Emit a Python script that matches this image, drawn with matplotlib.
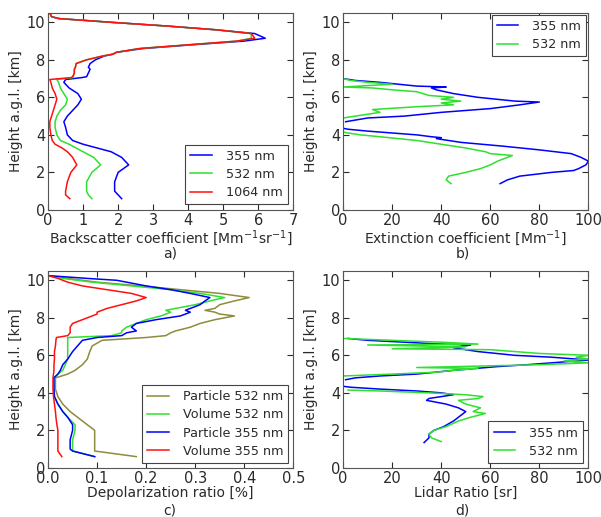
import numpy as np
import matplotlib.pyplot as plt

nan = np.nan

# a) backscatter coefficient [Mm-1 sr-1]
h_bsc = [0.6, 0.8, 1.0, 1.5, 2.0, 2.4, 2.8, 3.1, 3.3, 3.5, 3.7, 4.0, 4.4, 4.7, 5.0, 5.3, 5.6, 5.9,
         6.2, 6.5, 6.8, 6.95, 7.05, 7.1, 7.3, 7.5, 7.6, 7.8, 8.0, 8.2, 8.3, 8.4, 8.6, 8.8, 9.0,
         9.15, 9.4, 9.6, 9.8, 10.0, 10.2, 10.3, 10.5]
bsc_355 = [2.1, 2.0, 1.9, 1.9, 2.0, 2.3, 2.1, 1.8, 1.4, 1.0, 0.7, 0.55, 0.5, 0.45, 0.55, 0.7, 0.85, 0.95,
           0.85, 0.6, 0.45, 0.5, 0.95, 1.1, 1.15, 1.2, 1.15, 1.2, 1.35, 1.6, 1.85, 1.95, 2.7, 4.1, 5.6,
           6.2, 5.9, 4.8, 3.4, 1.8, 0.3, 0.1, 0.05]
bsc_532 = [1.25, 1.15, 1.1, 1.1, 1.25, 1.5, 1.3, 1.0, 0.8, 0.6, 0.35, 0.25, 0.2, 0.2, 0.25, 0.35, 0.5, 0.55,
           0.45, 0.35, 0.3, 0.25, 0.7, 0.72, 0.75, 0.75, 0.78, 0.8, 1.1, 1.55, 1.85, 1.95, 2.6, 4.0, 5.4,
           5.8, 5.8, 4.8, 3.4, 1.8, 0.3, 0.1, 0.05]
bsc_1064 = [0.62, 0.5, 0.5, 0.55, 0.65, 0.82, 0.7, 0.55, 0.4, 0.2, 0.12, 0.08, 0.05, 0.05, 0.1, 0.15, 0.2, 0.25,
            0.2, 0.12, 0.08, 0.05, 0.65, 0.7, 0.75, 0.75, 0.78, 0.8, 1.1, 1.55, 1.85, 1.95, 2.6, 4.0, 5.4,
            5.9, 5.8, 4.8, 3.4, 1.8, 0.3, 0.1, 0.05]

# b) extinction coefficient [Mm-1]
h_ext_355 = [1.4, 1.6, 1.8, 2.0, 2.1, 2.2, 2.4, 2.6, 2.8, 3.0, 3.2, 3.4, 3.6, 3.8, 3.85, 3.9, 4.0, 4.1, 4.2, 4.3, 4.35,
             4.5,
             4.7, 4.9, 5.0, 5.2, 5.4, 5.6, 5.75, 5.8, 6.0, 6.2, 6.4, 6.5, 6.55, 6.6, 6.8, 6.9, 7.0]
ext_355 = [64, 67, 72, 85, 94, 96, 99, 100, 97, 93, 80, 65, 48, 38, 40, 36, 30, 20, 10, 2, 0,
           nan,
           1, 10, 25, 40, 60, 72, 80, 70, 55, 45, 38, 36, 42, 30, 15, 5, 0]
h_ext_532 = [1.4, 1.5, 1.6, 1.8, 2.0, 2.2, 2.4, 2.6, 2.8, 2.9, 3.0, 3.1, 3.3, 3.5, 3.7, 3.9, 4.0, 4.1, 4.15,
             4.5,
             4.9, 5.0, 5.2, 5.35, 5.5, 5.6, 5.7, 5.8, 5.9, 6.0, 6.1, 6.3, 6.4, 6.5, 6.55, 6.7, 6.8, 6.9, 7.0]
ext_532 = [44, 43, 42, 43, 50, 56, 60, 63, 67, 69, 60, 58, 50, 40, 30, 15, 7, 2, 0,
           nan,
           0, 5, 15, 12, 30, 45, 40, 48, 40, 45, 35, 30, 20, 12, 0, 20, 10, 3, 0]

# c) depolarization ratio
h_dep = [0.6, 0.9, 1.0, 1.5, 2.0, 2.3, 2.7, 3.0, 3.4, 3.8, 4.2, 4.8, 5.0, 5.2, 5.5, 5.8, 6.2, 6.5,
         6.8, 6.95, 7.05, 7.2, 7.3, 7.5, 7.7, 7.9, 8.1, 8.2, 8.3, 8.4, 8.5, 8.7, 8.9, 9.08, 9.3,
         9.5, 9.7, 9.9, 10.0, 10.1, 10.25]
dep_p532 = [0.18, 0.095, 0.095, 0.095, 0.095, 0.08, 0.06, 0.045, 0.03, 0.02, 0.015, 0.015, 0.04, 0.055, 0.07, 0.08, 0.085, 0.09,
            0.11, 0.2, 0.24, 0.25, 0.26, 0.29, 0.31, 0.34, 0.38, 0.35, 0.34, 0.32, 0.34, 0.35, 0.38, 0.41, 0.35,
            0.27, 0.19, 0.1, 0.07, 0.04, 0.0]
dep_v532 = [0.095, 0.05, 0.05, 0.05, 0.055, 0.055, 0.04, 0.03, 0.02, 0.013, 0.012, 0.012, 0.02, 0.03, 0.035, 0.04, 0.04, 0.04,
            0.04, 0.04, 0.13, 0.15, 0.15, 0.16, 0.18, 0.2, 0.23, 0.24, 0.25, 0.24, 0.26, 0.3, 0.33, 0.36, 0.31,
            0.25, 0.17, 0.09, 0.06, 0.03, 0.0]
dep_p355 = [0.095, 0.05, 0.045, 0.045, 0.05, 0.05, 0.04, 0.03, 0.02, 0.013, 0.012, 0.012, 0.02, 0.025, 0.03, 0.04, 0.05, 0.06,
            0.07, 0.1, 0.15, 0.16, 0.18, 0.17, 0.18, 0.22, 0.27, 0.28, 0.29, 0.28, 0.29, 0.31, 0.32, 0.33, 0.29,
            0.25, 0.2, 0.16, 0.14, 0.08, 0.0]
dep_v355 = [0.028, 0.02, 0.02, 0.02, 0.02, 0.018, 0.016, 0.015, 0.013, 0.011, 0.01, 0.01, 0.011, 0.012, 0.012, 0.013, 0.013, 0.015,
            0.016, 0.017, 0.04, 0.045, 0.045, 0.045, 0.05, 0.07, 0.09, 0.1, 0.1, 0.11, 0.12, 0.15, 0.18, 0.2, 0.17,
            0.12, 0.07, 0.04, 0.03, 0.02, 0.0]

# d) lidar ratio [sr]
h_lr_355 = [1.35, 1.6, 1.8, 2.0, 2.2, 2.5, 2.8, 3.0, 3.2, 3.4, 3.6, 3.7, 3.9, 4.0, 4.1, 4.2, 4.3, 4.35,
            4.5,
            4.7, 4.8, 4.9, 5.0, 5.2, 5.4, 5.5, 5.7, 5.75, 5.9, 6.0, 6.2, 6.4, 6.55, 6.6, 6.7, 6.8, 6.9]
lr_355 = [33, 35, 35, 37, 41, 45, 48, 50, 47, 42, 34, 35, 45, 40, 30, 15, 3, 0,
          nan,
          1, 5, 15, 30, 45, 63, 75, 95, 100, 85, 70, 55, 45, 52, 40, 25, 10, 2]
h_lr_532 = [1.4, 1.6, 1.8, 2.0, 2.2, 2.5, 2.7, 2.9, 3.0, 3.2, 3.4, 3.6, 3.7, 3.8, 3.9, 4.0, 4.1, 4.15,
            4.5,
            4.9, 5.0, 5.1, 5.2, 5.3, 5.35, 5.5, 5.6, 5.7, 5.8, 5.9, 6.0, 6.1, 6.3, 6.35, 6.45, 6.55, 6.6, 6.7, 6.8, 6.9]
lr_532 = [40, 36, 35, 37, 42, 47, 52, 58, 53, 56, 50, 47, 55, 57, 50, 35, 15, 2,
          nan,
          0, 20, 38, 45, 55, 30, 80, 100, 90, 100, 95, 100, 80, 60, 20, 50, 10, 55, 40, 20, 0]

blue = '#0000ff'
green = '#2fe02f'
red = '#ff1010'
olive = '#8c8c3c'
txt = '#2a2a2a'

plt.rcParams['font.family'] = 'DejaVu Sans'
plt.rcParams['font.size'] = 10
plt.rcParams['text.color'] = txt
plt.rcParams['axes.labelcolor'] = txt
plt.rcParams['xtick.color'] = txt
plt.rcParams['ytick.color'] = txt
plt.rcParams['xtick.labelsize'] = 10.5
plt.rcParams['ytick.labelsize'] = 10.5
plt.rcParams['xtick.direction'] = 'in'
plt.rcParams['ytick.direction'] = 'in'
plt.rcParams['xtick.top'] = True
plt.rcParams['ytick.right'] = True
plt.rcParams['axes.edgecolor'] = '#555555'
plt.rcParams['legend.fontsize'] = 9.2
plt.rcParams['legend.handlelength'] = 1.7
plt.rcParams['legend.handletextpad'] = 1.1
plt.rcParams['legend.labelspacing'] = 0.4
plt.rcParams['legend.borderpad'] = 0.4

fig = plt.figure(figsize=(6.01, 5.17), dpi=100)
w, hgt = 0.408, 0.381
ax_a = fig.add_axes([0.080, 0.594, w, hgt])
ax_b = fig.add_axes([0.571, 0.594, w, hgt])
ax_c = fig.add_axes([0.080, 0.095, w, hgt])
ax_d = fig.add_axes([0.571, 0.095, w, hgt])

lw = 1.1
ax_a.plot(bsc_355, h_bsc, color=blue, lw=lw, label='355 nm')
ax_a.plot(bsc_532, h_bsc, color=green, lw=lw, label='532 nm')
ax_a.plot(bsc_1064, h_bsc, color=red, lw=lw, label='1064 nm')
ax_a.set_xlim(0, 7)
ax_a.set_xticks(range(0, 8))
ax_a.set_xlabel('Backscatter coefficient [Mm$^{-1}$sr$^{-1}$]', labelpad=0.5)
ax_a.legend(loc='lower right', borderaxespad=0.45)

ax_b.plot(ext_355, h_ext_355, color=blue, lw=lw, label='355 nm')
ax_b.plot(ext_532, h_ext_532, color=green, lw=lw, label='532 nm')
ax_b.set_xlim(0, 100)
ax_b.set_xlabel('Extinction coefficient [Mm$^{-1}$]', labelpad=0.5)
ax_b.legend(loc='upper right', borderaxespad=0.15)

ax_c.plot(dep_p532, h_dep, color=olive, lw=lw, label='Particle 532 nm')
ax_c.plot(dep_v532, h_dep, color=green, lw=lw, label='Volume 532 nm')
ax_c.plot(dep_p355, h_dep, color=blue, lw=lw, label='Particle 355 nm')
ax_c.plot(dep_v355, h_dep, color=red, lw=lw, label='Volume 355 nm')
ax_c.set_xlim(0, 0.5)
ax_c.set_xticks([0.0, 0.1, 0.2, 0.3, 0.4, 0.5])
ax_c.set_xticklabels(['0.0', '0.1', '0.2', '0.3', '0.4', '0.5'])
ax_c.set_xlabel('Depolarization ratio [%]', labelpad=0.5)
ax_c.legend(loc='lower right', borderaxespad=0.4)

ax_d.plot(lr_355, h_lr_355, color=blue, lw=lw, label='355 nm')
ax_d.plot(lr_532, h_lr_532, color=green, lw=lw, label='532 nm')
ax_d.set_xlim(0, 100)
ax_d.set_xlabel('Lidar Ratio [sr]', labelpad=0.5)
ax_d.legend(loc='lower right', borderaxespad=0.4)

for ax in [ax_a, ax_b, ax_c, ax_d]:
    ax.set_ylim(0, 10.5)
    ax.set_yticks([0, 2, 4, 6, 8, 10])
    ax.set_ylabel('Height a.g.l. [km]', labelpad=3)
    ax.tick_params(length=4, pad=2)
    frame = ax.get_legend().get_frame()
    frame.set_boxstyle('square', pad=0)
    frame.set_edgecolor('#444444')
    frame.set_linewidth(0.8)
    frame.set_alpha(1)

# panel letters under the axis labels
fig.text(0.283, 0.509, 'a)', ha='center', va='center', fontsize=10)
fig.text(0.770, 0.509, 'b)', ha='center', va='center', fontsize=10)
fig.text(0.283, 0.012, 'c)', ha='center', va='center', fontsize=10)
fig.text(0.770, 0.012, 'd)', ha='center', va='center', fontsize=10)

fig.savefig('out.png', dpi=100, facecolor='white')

****************************************

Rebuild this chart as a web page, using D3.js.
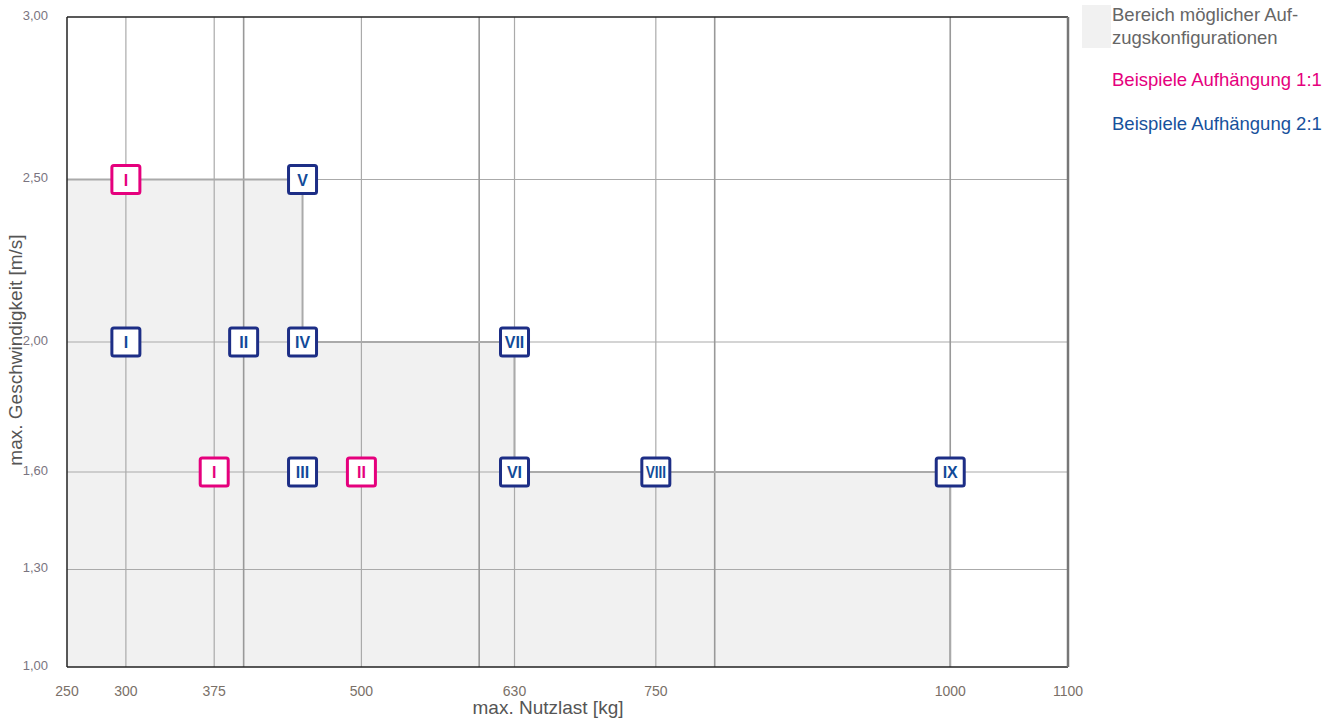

****************************************

Using the material above, gather every line that includes "this".

> **TASK RESPONSE**
Emit a Python script that matches this image, drawn with matplotlib.
Rebuild this chart as a web page, using D3.js.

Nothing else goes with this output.